### [Set problem]
Begin at the line containing "Reproduce this chart with matplotlib." in the entries below and end at the line containing "plt.rcParams['font.family'] = ['Lato', 'DejaVu"; transcribe that range exactly and nothing outside it.

### [Records supplied]
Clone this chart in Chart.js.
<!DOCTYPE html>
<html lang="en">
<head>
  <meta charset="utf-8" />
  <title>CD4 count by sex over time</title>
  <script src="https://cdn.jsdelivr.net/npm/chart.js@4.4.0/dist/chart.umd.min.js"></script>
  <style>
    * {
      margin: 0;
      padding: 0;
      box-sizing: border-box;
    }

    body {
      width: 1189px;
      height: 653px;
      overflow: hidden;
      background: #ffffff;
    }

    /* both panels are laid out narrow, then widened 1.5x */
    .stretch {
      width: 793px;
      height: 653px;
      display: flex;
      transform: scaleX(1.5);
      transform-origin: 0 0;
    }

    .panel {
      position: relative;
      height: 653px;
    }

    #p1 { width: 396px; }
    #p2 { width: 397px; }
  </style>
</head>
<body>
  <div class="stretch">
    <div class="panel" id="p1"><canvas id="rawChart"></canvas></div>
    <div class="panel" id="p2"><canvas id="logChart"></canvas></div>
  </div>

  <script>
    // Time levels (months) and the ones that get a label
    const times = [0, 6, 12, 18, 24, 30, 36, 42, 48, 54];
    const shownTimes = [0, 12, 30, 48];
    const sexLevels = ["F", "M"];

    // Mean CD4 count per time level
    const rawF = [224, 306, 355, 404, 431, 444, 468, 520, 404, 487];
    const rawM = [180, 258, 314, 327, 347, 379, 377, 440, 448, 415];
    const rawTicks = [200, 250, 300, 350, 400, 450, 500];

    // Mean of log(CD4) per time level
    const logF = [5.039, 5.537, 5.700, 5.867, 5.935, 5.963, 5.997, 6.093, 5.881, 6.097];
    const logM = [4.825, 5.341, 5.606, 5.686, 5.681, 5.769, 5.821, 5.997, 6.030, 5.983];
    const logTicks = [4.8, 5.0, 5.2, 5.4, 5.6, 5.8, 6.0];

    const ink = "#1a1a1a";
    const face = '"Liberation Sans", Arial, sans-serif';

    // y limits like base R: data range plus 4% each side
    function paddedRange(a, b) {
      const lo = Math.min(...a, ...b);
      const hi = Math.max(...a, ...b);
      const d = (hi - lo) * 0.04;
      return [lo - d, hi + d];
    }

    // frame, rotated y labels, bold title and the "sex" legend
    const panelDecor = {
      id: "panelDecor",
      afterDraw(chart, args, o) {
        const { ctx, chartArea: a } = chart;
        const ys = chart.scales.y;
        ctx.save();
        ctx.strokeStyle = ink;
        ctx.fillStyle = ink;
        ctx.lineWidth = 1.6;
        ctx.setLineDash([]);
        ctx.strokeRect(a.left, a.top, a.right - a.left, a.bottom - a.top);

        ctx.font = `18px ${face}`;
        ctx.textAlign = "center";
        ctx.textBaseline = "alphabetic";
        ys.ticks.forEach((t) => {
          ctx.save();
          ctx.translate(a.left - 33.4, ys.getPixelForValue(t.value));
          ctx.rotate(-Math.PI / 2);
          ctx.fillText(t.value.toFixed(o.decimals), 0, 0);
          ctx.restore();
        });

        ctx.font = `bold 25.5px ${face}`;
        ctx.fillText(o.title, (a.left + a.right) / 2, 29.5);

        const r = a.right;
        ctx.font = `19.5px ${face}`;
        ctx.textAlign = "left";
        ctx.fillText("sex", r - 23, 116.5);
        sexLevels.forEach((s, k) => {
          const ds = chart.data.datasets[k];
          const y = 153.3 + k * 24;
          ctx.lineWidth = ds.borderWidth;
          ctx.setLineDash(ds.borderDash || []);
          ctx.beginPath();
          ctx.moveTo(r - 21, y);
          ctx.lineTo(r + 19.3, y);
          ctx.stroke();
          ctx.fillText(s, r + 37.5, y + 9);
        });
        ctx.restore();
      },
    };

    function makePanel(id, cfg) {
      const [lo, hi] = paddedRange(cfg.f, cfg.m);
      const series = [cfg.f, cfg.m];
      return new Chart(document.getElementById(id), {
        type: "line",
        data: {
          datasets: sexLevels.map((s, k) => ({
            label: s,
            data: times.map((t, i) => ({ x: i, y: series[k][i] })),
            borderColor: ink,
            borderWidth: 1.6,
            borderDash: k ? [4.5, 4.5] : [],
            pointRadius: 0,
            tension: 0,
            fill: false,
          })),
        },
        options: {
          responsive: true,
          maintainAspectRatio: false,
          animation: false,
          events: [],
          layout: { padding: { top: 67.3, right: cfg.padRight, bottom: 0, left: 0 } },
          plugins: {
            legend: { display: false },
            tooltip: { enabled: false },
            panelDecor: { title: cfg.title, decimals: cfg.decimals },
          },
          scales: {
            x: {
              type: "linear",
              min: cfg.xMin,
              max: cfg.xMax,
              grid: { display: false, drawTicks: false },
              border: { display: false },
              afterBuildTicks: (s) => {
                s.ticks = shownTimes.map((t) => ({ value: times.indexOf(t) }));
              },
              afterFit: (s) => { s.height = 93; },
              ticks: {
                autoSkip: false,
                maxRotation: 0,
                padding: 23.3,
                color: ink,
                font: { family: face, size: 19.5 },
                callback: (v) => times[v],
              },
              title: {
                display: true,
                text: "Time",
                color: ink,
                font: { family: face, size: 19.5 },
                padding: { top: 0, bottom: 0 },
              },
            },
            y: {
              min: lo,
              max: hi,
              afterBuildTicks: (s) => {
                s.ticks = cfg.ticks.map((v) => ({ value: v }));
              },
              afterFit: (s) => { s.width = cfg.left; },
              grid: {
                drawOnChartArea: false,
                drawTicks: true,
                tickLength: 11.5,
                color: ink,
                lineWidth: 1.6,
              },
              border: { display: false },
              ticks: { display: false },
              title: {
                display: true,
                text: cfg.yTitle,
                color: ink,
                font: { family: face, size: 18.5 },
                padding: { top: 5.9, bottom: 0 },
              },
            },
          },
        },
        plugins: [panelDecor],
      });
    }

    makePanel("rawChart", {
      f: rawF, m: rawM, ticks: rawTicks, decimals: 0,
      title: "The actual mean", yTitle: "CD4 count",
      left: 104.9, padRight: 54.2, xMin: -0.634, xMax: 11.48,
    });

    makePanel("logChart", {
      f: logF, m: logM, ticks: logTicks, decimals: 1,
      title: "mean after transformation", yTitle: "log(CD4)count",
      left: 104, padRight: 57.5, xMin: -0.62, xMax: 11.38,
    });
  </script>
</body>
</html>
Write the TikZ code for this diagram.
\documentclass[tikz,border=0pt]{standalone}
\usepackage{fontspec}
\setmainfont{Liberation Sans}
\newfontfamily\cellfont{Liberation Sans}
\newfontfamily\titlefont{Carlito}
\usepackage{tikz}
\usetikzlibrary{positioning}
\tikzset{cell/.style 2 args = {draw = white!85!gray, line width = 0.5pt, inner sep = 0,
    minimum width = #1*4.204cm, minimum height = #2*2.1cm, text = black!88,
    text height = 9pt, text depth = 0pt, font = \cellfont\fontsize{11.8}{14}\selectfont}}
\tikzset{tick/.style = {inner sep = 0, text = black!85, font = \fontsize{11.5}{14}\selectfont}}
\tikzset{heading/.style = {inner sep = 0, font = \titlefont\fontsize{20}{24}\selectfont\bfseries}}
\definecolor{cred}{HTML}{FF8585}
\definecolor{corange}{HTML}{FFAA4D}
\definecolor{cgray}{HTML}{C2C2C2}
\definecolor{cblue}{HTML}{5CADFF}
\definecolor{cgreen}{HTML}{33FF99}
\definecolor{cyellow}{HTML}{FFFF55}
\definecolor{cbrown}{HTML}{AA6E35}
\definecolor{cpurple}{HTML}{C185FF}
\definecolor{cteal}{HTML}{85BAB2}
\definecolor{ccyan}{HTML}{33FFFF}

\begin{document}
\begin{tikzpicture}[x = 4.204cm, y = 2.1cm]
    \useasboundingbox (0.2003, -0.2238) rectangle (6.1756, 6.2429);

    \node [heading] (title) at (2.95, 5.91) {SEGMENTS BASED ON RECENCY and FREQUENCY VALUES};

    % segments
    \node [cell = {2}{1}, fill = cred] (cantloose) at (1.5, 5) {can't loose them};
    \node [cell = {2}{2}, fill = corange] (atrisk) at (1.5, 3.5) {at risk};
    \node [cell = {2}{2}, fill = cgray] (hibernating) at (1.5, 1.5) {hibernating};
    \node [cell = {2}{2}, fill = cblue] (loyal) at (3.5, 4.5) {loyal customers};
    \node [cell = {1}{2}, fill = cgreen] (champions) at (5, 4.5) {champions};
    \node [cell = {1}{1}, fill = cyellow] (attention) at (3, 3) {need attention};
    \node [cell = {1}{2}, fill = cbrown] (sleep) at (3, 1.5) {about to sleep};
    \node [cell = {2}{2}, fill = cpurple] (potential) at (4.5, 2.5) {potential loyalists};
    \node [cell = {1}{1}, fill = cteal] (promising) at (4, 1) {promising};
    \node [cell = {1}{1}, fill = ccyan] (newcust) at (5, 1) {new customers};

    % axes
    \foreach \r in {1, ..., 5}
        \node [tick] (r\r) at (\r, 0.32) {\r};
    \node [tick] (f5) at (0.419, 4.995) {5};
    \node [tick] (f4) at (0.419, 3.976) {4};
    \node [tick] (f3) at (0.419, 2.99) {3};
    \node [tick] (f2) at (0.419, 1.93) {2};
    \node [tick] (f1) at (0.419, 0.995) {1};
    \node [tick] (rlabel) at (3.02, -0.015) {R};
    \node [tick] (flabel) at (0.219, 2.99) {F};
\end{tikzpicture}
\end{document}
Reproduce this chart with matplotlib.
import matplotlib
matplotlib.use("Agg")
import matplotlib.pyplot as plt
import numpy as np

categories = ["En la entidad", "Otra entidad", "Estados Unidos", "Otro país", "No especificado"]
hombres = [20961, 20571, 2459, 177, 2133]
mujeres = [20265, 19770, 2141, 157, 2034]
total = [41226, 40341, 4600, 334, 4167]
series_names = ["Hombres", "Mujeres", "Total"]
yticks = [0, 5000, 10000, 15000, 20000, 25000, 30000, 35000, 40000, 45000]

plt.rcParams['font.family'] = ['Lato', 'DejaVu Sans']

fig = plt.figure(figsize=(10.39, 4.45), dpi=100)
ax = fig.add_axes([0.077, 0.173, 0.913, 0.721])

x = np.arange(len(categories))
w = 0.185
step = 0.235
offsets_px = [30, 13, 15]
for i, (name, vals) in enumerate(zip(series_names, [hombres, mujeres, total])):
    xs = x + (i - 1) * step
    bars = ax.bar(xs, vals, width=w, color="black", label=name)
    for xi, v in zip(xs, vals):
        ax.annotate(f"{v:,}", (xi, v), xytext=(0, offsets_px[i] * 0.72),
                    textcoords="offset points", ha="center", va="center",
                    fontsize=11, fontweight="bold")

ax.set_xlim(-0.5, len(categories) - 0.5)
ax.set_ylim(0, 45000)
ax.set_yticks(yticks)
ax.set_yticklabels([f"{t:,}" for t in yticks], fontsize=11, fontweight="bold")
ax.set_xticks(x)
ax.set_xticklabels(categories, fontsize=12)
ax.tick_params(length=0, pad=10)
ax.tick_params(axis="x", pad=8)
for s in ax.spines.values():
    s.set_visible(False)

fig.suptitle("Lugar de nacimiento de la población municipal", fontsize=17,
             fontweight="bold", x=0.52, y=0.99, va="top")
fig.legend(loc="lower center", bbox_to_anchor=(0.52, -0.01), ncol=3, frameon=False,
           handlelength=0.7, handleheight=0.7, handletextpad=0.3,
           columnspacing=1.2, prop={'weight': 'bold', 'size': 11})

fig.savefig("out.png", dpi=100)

### [Completed task]
Reproduce this chart with matplotlib.
import matplotlib
matplotlib.use("Agg")
import matplotlib.pyplot as plt
import numpy as np

categories = ["En la entidad", "Otra entidad", "Estados Unidos", "Otro país", "No especificado"]
hombres = [20961, 20571, 2459, 177, 2133]
mujeres = [20265, 19770, 2141, 157, 2034]
total = [41226, 40341, 4600, 334, 4167]
series_names = ["Hombres", "Mujeres", "Total"]
yticks = [0, 5000, 10000, 15000, 20000, 25000, 30000, 35000, 40000, 45000]

plt.rcParams['font.family'] = ['Lato', 'DejaVu Sans']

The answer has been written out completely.